Source code of charts:
____

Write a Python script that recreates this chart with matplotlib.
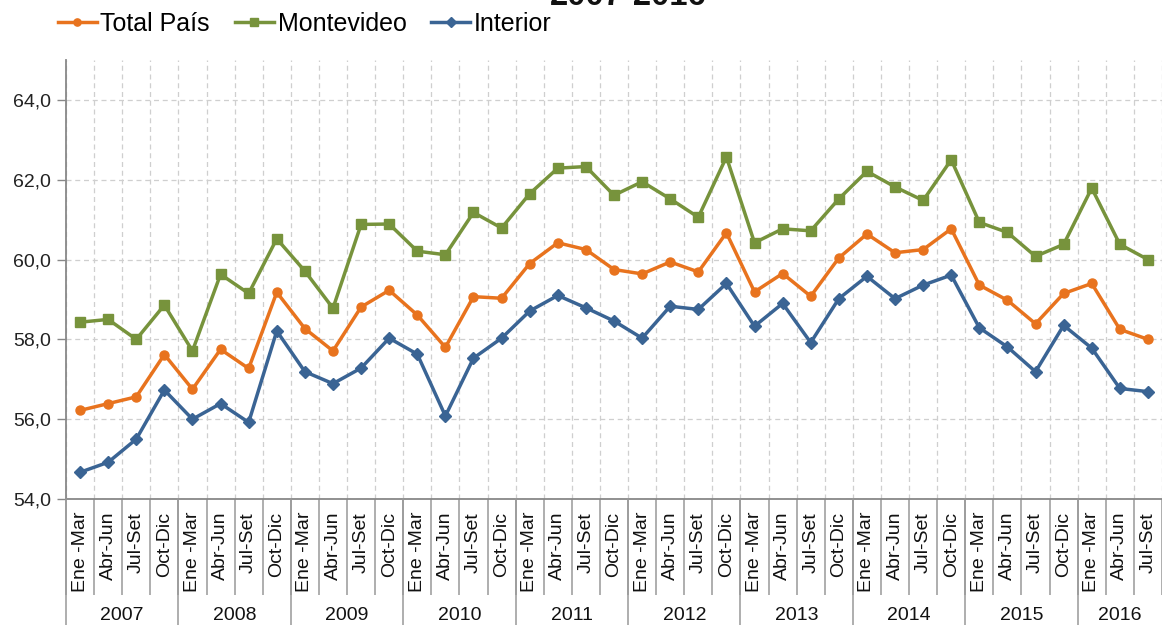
import matplotlib
matplotlib.use("Agg")
import matplotlib.pyplot as plt
import matplotlib.transforms as mtransforms
from matplotlib.lines import Line2D
import numpy as np

plt.rcParams['font.family'] = ['Liberation Sans', 'DejaVu Sans']

# ---- data ----
years = ['2007', '2008', '2009', '2010', '2011', '2012', '2013', '2014', '2015', '2016']
quarters = ['Ene -Mar', 'Abr-Jun', 'Jul-Set', 'Oct-Dic']
title = '2007-2016'

total_pais = [56.22, 56.39, 56.56, 57.62,
              56.75, 57.75, 57.27, 59.18,
              58.27, 57.71, 58.81, 59.23,
              58.61, 57.80, 59.07, 59.03,
              59.90, 60.42, 60.25, 59.75,
              59.64, 59.94, 59.69, 60.67,
              59.19, 59.65, 59.08, 60.04,
              60.64, 60.17, 60.25, 60.77,
              59.36, 58.98, 58.39, 59.15,
              59.40, 58.25, 58.00]
montevideo = [58.43, 58.50, 58.00, 58.86,
              57.71, 59.63, 59.15, 60.52,
              59.71, 58.78, 60.88, 60.89,
              60.21, 60.12, 61.18, 60.79,
              61.65, 62.29, 62.33, 61.61,
              61.95, 61.52, 61.06, 62.57,
              60.42, 60.77, 60.72, 61.52,
              62.21, 61.82, 61.48, 62.50,
              60.93, 60.68, 60.08, 60.38,
              61.79, 60.38, 60.00]
interior = [54.67, 54.92, 55.50, 56.73,
            56.00, 56.39, 55.92, 58.21,
            57.19, 56.89, 57.28, 58.03,
            57.63, 56.08, 57.53, 58.03,
            58.71, 59.10, 58.79, 58.46,
            58.03, 58.83, 58.75, 59.40,
            58.33, 58.90, 57.92, 59.02,
            59.58, 59.02, 59.36, 59.61,
            58.29, 57.81, 57.19, 58.35,
            57.78, 56.77, 56.69]

series_names = ['Total País', 'Montevideo', 'Interior']
colors = ['#E8731E', '#77933C', '#3A6494']
markers = ['o', 's', 'D']
msizes = [6.5, 7, 6]

# ---- figure ----
W, H = 1162, 625
fig = plt.figure(figsize=(W / 100, H / 100), dpi=100)
ax_left, ax_bottom, ax_top = 66, 126, 60
ax = fig.add_axes([ax_left / W, ax_bottom / H, 1 - ax_left / W, (H - ax_bottom - ax_top) / H])

n = len(total_pais)
x = np.arange(n)
year_idx = [i // 4 for i in range(n)]
q_labels = [quarters[i % 4] for i in range(n)]

for vals, name, c, m, ms in zip([total_pais, montevideo, interior], series_names, colors, markers, msizes):
    ax.plot(x, vals, color=c, lw=2.5, marker=m, ms=ms, mfc=c, mec=c, label=name, zorder=3)

px_per_cat = 28.4
ax.set_xlim(-0.5, -0.5 + (W - ax_left) / px_per_cat)
ax.set_ylim(54, 65)

# y axis
ax.set_yticks(np.arange(54, 65, 2))
ax.set_yticklabels([f'{v:.1f}'.replace('.', ',') for v in np.arange(54, 65, 2)])
ax.tick_params(axis='y', direction='out', length=6.5, width=1, color='#888888',
               labelsize=14, pad=4.3, labelcolor='#222222')
ax.yaxis.grid(True, color='#CFCFCF', linestyle=(0, (4, 3)), lw=0.9)

# x axis: boundary ticks act as separators
bounds = np.arange(-0.5, n + 0.5, 1)
ax.set_xticks(bounds)
ax.set_xticklabels([''] * len(bounds))
ax.tick_params(axis='x', direction='out', length=96 * 0.72, width=1.1, color='#999999')
ax.xaxis.grid(True, color='#CFCFCF', linestyle=(0, (4, 3)), lw=0.9)

for s in ['top', 'right']:
    ax.spines[s].set_visible(False)
for s in ['left', 'bottom']:
    ax.spines[s].set_color('#888888')
    ax.spines[s].set_linewidth(1.3)

trans = mtransforms.blended_transform_factory(ax.transData, fig.transFigure)

# quarter labels
for i in range(n):
    ax.text(x[i], (H - 512) / H, q_labels[i], transform=trans, rotation=90,
            ha='center', va='top', fontsize=14, color='#111111', clip_on=False)

# year separators and labels
for k, yr in enumerate(years):
    idx = [i for i in range(n) if year_idx[i] == k]
    b = idx[0] - 0.5
    fig.add_artist(Line2D([b, b], [0, ax_bottom / H], transform=trans,
                          color='#999999', lw=1.1, clip_on=False))
    cx = np.mean(idx)
    ax.text(cx, 1 / H, yr, transform=trans, ha='center', va='bottom',
            fontsize=14, color='#111111', clip_on=False)

# title (cropped at top, as in the reference)
fig.text(628 / W, 1 - 5 / H, title, ha='center', va='baseline',
         fontsize=23.6, fontweight='bold', color='#111111')

# legend
handles, labels = ax.get_legend_handles_labels()
fig.legend(handles, labels, loc='upper left', bbox_to_anchor=(58 / W, 1 - 12 / H),
           ncol=3, frameon=False, fontsize=18, handlelength=1.55, handletextpad=0.15,
           columnspacing=1.0, borderpad=0, borderaxespad=0, markerscale=0.8)

fig.savefig('out.png', dpi=100)
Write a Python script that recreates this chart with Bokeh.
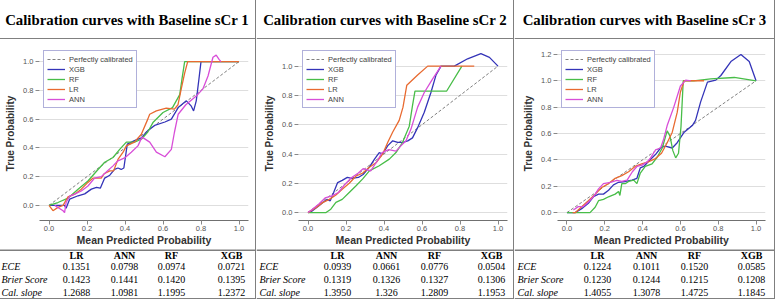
from bokeh.plotting import figure
from bokeh.layouts import row, column
from bokeh.models import Range1d, NumeralTickFormatter, FixedTicker, Span
from bokeh.core.properties import value
from bokeh.embed import file_html
from bokeh.resources import INLINE

# ---------------- data ----------------
titles = ["Calibration curves with Baseline sCr 1",
          "Calibration curves with Baseline sCr 2",
          "Calibration curves with Baseline sCr 3"]

models = ["XGB", "RF", "LR", "ANN"]
table_cols = ["LR", "ANN", "RF", "XGB"]
table_rows = ["ECE", "Brier Score", "Cal. slope"]

# panel 1
p1_xgb_x = [0.0, 0.04, 0.07, 0.082, 0.09, 0.109, 0.153, 0.188, 0.223, 0.25, 0.27, 0.293, 0.32, 0.345, 0.363, 0.38, 0.394, 0.412, 0.45, 0.486, 0.52, 0.556, 0.61, 0.644, 0.68, 0.723, 0.749, 0.761, 0.775, 0.789, 0.80, 1.0]
p1_xgb_y = [0.0, 0.0, 0.0, 0.0, -0.02, 0.044, 0.067, 0.08, 0.113, 0.125, 0.12, 0.19, 0.21, 0.25, 0.26, 0.25, 0.26, 0.426, 0.45, 0.47, 0.52, 0.556, 0.58, 0.60, 0.68, 0.727, 0.69, 0.657, 0.727, 0.877, 1.0, 1.0]
p1_rf_x = [0.0, 0.047, 0.1, 0.153, 0.205, 0.258, 0.293, 0.337, 0.372, 0.407, 0.45, 0.486, 0.52, 0.547, 0.6, 0.65, 0.688, 0.70, 0.714, 0.73, 1.0]
p1_rf_y = [0.0, 0.02, 0.05, 0.113, 0.17, 0.25, 0.30, 0.333, 0.39, 0.44, 0.44, 0.46, 0.51, 0.576, 0.646, 0.68, 0.77, 0.88, 1.0, 1.0, 1.0]
p1_lr_x = [0.0, 0.021, 0.047, 0.074, 0.1, 0.135, 0.17, 0.205, 0.232, 0.275, 0.29, 0.32, 0.34, 0.363, 0.39, 0.407, 0.45, 0.486, 0.52, 0.53, 0.565, 0.617, 0.66, 0.679, 0.696, 0.714, 0.73, 1.0]
p1_lr_y = [0.0, -0.037, -0.014, 0.0, 0.06, 0.078, 0.113, 0.16, 0.19, 0.19, 0.22, 0.24, 0.24, 0.32, 0.37, 0.414, 0.44, 0.495, 0.6, 0.634, 0.657, 0.676, 0.669, 0.70, 0.81, 0.92, 1.0, 1.0]
p1_ann_x = [0.03, 0.074, 0.082, 0.09, 0.109, 0.135, 0.17, 0.205, 0.24, 0.275, 0.30, 0.337, 0.363, 0.398, 0.433, 0.468, 0.49, 0.53, 0.565, 0.61, 0.644, 0.66, 0.68, 0.72, 0.775, 0.81, 0.837, 0.863, 0.88, 0.895, 0.905]
p1_ann_y = [0.0, -0.037, -0.05, 0.02, 0.065, 0.078, 0.1, 0.135, 0.19, 0.2, 0.23, 0.275, 0.31, 0.33, 0.37, 0.414, 0.475, 0.44, 0.37, 0.338, 0.39, 0.507, 0.634, 0.70, 0.76, 0.81, 0.90, 1.03, 1.045, 1.016, 1.0]

# panel 2
p2_xgb_x = [0.0, 0.02, 0.056, 0.08, 0.1, 0.117, 0.135, 0.156, 0.18, 0.207, 0.23, 0.265, 0.29, 0.323, 0.35, 0.375, 0.393, 0.42, 0.446, 0.472, 0.50, 0.525, 0.55, 0.577, 0.612, 0.647, 0.674, 0.70, 0.77, 0.84, 0.91, 0.955, 1.0]
p2_xgb_y = [0.0, 0.01, 0.045, 0.07, 0.09, 0.08, 0.137, 0.205, 0.22, 0.24, 0.233, 0.24, 0.26, 0.31, 0.365, 0.41, 0.40, 0.457, 0.49, 0.48, 0.48, 0.49, 0.51, 0.58, 0.685, 0.82, 0.94, 1.0, 1.0, 1.05, 1.085, 1.06, 1.0]
p2_rf_x = [0.0, 0.095, 0.12, 0.147, 0.18, 0.217, 0.253, 0.288, 0.323, 0.375, 0.428, 0.463, 0.498, 0.507, 0.533, 0.55, 0.563, 0.73, 0.81]
p2_rf_y = [0.0, 0.0, 0.023, 0.07, 0.09, 0.137, 0.183, 0.23, 0.285, 0.32, 0.365, 0.41, 0.48, 0.51, 0.59, 0.73, 0.83, 0.83, 1.0]
p2_lr_x = [0.0, 0.042, 0.077, 0.112, 0.147, 0.18, 0.217, 0.253, 0.288, 0.323, 0.358, 0.393, 0.42, 0.446, 0.48, 0.50, 0.52, 0.577, 0.63, 0.875]
p2_lr_y = [0.0, 0.034, 0.068, 0.09, 0.12, 0.16, 0.2, 0.25, 0.27, 0.31, 0.34, 0.4, 0.48, 0.55, 0.63, 0.72, 0.87, 0.94, 1.0, 1.0]
p2_ann_x = [0.0, 0.02, 0.056, 0.09, 0.126, 0.16, 0.195, 0.23, 0.265, 0.29, 0.33, 0.365, 0.39, 0.425, 0.463, 0.49, 0.516, 0.542, 0.577, 0.612, 0.656, 0.70]
p2_ann_y = [0.0, 0.02, 0.057, 0.1, 0.114, 0.137, 0.194, 0.24, 0.27, 0.3, 0.285, 0.354, 0.41, 0.43, 0.42, 0.457, 0.49, 0.57, 0.72, 0.82, 0.913, 1.0]

# panel 3
p3_xgb_x = [0.0, 0.043, 0.078, 0.113, 0.14, 0.167, 0.193, 0.22, 0.246, 0.273, 0.31, 0.344, 0.37, 0.388, 0.406, 0.432, 0.468, 0.495, 0.52, 0.557, 0.583, 0.62, 0.663, 0.68, 0.707, 0.743, 0.787, 0.814, 0.867, 0.92, 0.964, 1.0]
p3_xgb_y = [0.0, 0.0, 0.03, 0.07, 0.12, 0.14, 0.14, 0.17, 0.21, 0.23, 0.236, 0.246, 0.26, 0.34, 0.35, 0.39, 0.44, 0.49, 0.505, 0.49, 0.53, 0.61, 0.66, 0.70, 0.84, 0.99, 1.005, 1.04, 1.146, 1.2, 1.146, 1.0]
p3_rf_x = [0.0, 0.122, 0.149, 0.167, 0.193, 0.22, 0.255, 0.273, 0.28, 0.29, 0.31, 0.326, 0.353, 0.37, 0.388, 0.414, 0.45, 0.477, 0.504, 0.53, 0.545, 0.56, 0.575, 0.59, 0.603, 0.615, 0.67, 0.76, 0.885, 1.0]
p3_rf_y = [0.0, 0.0, 0.04, 0.09, 0.1, 0.12, 0.14, 0.16, 0.13, 0.22, 0.22, 0.236, 0.246, 0.22, 0.3, 0.35, 0.37, 0.42, 0.49, 0.62, 0.58, 0.47, 0.415, 0.45, 0.65, 1.0, 1.0, 1.015, 1.025, 1.0]
p3_lr_x = [0.03, 0.045, 0.078, 0.113, 0.15, 0.184, 0.22, 0.255, 0.29, 0.326, 0.36, 0.395, 0.43, 0.468, 0.50, 0.53, 0.557, 0.583, 0.60, 0.62, 0.725]
p3_lr_y = [0.0, 0.0, 0.045, 0.09, 0.14, 0.19, 0.22, 0.26, 0.28, 0.31, 0.35, 0.37, 0.385, 0.41, 0.45, 0.53, 0.61, 0.76, 0.915, 1.0, 1.0]
p3_ann_x = [0.034, 0.06, 0.085, 0.113, 0.14, 0.167, 0.193, 0.23, 0.264, 0.29, 0.318, 0.346, 0.37, 0.397, 0.424, 0.44, 0.468, 0.495, 0.51, 0.53, 0.565, 0.60, 0.628, 0.655]
p3_ann_y = [0.02, 0.045, 0.045, 0.08, 0.12, 0.18, 0.22, 0.23, 0.245, 0.236, 0.246, 0.31, 0.35, 0.36, 0.385, 0.41, 0.475, 0.49, 0.55, 0.66, 0.80, 0.96, 1.005, 1.0]

p1_table = [["0.1351", "0.0798", "0.0974", "0.0721"],
            ["0.1423", "0.1441", "0.1420", "0.1395"],
            ["1.2688", "1.0981", "1.1995", "1.2372"]]
p2_table = [["0.0939", "0.0661", "0.0776", "0.0504"],
            ["0.1319", "0.1326", "0.1327", "0.1306"],
            ["1.3950", "1.326", "1.2809", "1.1953"]]
p3_table = [["0.1224", "0.1011", "0.1520", "0.0585"],
            ["0.1230", "0.1244", "0.1215", "0.1208"],
            ["1.4055", "1.3078", "1.4725", "1.1845"]]

y_limits = [(-0.105, 1.105), (-0.054, 1.134), (-0.06, 1.26)]
y_ticks = [[0.0, 0.2, 0.4, 0.6, 0.8, 1.0],
           [0.0, 0.2, 0.4, 0.6, 0.8, 1.0],
           [0.0, 0.2, 0.4, 0.6, 0.8, 1.0, 1.2]]
x_ticks = [0.0, 0.2, 0.4, 0.6, 0.8, 1.0]
diag = [0.0, 1.0]

panels = [
    dict(xgb=(p1_xgb_x, p1_xgb_y), rf=(p1_rf_x, p1_rf_y), lr=(p1_lr_x, p1_lr_y), ann=(p1_ann_x, p1_ann_y), table=p1_table),
    dict(xgb=(p2_xgb_x, p2_xgb_y), rf=(p2_rf_x, p2_rf_y), lr=(p2_lr_x, p2_lr_y), ann=(p2_ann_x, p2_ann_y), table=p2_table),
    dict(xgb=(p3_xgb_x, p3_xgb_y), rf=(p3_rf_x, p3_rf_y), lr=(p3_lr_x, p3_lr_y), ann=(p3_ann_x, p3_ann_y), table=p3_table),
]

# ---------------- style ----------------
COLORS = {"xgb": "#3434b8", "rf": "#48bd48", "lr": "#e86a30", "ann": "#d84ed8"}
PANEL_W = [257, 257, 260]
BORDER_L = [41, 42, 43]
BORDER_R = [7, 6, 9]
TITLE_H, PLOT_H, TABLE_H = 42, 210, 50
TOTAL_H = TITLE_H + PLOT_H + TABLE_H
col_centers = [[78, 126, 173, 233], [81, 130, 178, 235], [83, 132, 180, 237]]
row_offsets = [6.3, 16.8, 30.3, 42.6]
SANS = "Liberation Sans"
SERIF = "Liberation Serif"


def bare(w, h):
    f = figure(width=w, height=h, x_range=Range1d(0, w), y_range=Range1d(0, h),
               min_border=0, x_axis_location=None, y_axis_location=None,
               toolbar_location=None, output_backend="svg", outline_line_color=None,
               frame_align=False)
    f.grid.visible = False
    return f


def separator():
    s = figure(width=1, height=TOTAL_H, min_border=0, x_axis_location=None,
               y_axis_location=None, toolbar_location=None, output_backend="svg",
               background_fill_color="black", border_fill_color="black",
               outline_line_color=None, frame_align=False)
    s.grid.visible = False
    return s


def title_fig(i):
    w = PANEL_W[i]
    t = bare(w, TITLE_H)
    t.text(x=[w / 2], y=[TITLE_H - 22], text=[titles[i]], text_font=value(SERIF),
           text_font_style="bold", text_font_size="14.8px", text_align="center",
           text_baseline="middle", text_color="black")
    t.add_layout(Span(location=TITLE_H - 0.5, dimension="width", line_color="black", line_width=1))
    t.add_layout(Span(location=0.5, dimension="width", line_color="black", line_width=1))
    return t


def table_fig(i):
    w = PANEL_W[i]
    t = bare(w, TABLE_H)
    tab = panels[i]["table"]
    ys = [TABLE_H - r for r in row_offsets]
    t.text(x=col_centers[i], y=[ys[0]] * 4, text=table_cols, text_font=value(SERIF),
           text_font_style="bold", text_font_size="10px", text_align="center",
           text_baseline="middle", text_color="black")
    t.text(x=[3, 3, 3], y=ys[1:], text=table_rows, text_font=value(SERIF),
           text_font_style="italic", text_font_size="10px", text_align="left",
           text_baseline="middle", text_color="black")
    for r in range(3):
        t.text(x=col_centers[i], y=[ys[r + 1]] * 4, text=tab[r], text_font=value(SERIF),
               text_font_size="10px", text_align="center", text_baseline="middle",
               text_color="black")
    t.add_layout(Span(location=TABLE_H - 0.5, dimension="width", line_color="black", line_width=1))
    t.add_layout(Span(location=0.5, dimension="width", line_color="black", line_width=1))
    return t


def plot_fig(i):
    d = panels[i]
    p = figure(width=PANEL_W[i], height=PLOT_H, x_range=Range1d(-0.05, 1.05),
               y_range=Range1d(*y_limits[i]), toolbar_location=None, output_backend="svg",
               min_border_left=BORDER_L[i], min_border_right=BORDER_R[i],
               min_border_top=7, min_border_bottom=29,
               outline_line_color=None, background_fill_color="white", frame_align=False)
    p.line(diag, diag, line_color="#808080", line_dash="3 2", line_width=1,
           legend_label="Perfectly calibrated")
    for key, name in [("xgb", "XGB"), ("rf", "RF"), ("lr", "LR"), ("ann", "ANN")]:
        xs, ys = d[key]
        p.line(xs, ys, line_color=COLORS[key], line_width=1.3, legend_label=name)

    p.xgrid.visible = False
    p.ygrid.grid_line_color = "#dedede"
    p.ygrid.grid_line_width = 1

    p.xaxis.ticker = FixedTicker(ticks=x_ticks)
    p.yaxis.ticker = FixedTicker(ticks=y_ticks[i])
    for ax in (p.xaxis, p.yaxis):
        ax.formatter = NumeralTickFormatter(format="0.0")
        ax.major_label_text_font = SANS
        ax.major_label_text_font_size = "7.5px"
        ax.major_label_text_color = "#555555"
        ax.major_tick_in = 0
        ax.major_tick_out = 4
        ax.major_tick_line_color = "#888888"
        ax.minor_tick_line_color = None
        ax.axis_label_text_font = SANS
        ax.axis_label_text_font_style = "bold"
        ax.axis_label_text_color = "#333333"
    p.xaxis.axis_label = "Mean Predicted Probability"
    p.yaxis.axis_label = "True Probability"
    p.xaxis.axis_label_text_font_size = "10.5px"
    p.yaxis.axis_label_text_font_size = "10px"
    p.xaxis.major_label_standoff = 1
    p.yaxis.major_label_standoff = 2
    p.xaxis.axis_label_standoff = 0
    p.yaxis.axis_label_standoff = 4
    p.xaxis.axis_line_color = "#707070"
    p.xaxis.axis_line_width = 1.2
    p.yaxis.axis_line_color = None

    lg = p.legend[0]
    lg.location = "top_left"
    lg.margin = 4
    lg.padding = 3
    lg.spacing = 0
    lg.glyph_width = 18
    lg.glyph_height = 10
    lg.label_height = 10
    lg.label_standoff = 4
    lg.label_text_font = SANS
    lg.label_text_font_size = "7.5px"
    lg.label_text_color = "#444444"
    lg.border_line_color = "#6161b5"
    lg.border_line_width = 1
    lg.background_fill_alpha = 1
    return p


children = [separator()]
for i in range(3):
    children.append(column(title_fig(i), plot_fig(i), table_fig(i), spacing=0))
    children.append(separator())

# pull the composite into the page's 8px margin so it spans the full window
layout = row(*children, spacing=0, margin=(-3, -8, -8, -3))

open("out.html", "w").write(file_html(layout, INLINE))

____

### [Exercise prompt]
Exactly restate the lines from the beginning of the data through the line with "ax = fig.add_axes([ax_left", and no others, keeping pictures out.

### [Finished answer]
Write a Python script that recreates this chart with matplotlib.
import matplotlib
matplotlib.use("Agg")
import matplotlib.pyplot as plt
import matplotlib.transforms as mtransforms
from matplotlib.lines import Line2D
import numpy as np

plt.rcParams['font.family'] = ['Liberation Sans', 'DejaVu Sans']

# ---- data ----
years = ['2007', '2008', '2009', '2010', '2011', '2012', '2013', '2014', '2015', '2016']
quarters = ['Ene -Mar', 'Abr-Jun', 'Jul-Set', 'Oct-Dic']
title = '2007-2016'

total_pais = [56.22, 56.39, 56.56, 57.62,
              56.75, 57.75, 57.27, 59.18,
              58.27, 57.71, 58.81, 59.23,
              58.61, 57.80, 59.07, 59.03,
              59.90, 60.42, 60.25, 59.75,
              59.64, 59.94, 59.69, 60.67,
              59.19, 59.65, 59.08, 60.04,
              60.64, 60.17, 60.25, 60.77,
              59.36, 58.98, 58.39, 59.15,
              59.40, 58.25, 58.00]
montevideo = [58.43, 58.50, 58.00, 58.86,
              57.71, 59.63, 59.15, 60.52,
              59.71, 58.78, 60.88, 60.89,
              60.21, 60.12, 61.18, 60.79,
              61.65, 62.29, 62.33, 61.61,
              61.95, 61.52, 61.06, 62.57,
              60.42, 60.77, 60.72, 61.52,
              62.21, 61.82, 61.48, 62.50,
              60.93, 60.68, 60.08, 60.38,
              61.79, 60.38, 60.00]
interior = [54.67, 54.92, 55.50, 56.73,
            56.00, 56.39, 55.92, 58.21,
            57.19, 56.89, 57.28, 58.03,
            57.63, 56.08, 57.53, 58.03,
            58.71, 59.10, 58.79, 58.46,
            58.03, 58.83, 58.75, 59.40,
            58.33, 58.90, 57.92, 59.02,
            59.58, 59.02, 59.36, 59.61,
            58.29, 57.81, 57.19, 58.35,
            57.78, 56.77, 56.69]

series_names = ['Total País', 'Montevideo', 'Interior']
colors = ['#E8731E', '#77933C', '#3A6494']
markers = ['o', 's', 'D']
msizes = [6.5, 7, 6]

# ---- figure ----
W, H = 1162, 625
fig = plt.figure(figsize=(W / 100, H / 100), dpi=100)
ax_left, ax_bottom, ax_top = 66, 126, 60
ax = fig.add_axes([ax_left / W, ax_bottom / H, 1 - ax_left / W, (H - ax_bottom - ax_top) / H])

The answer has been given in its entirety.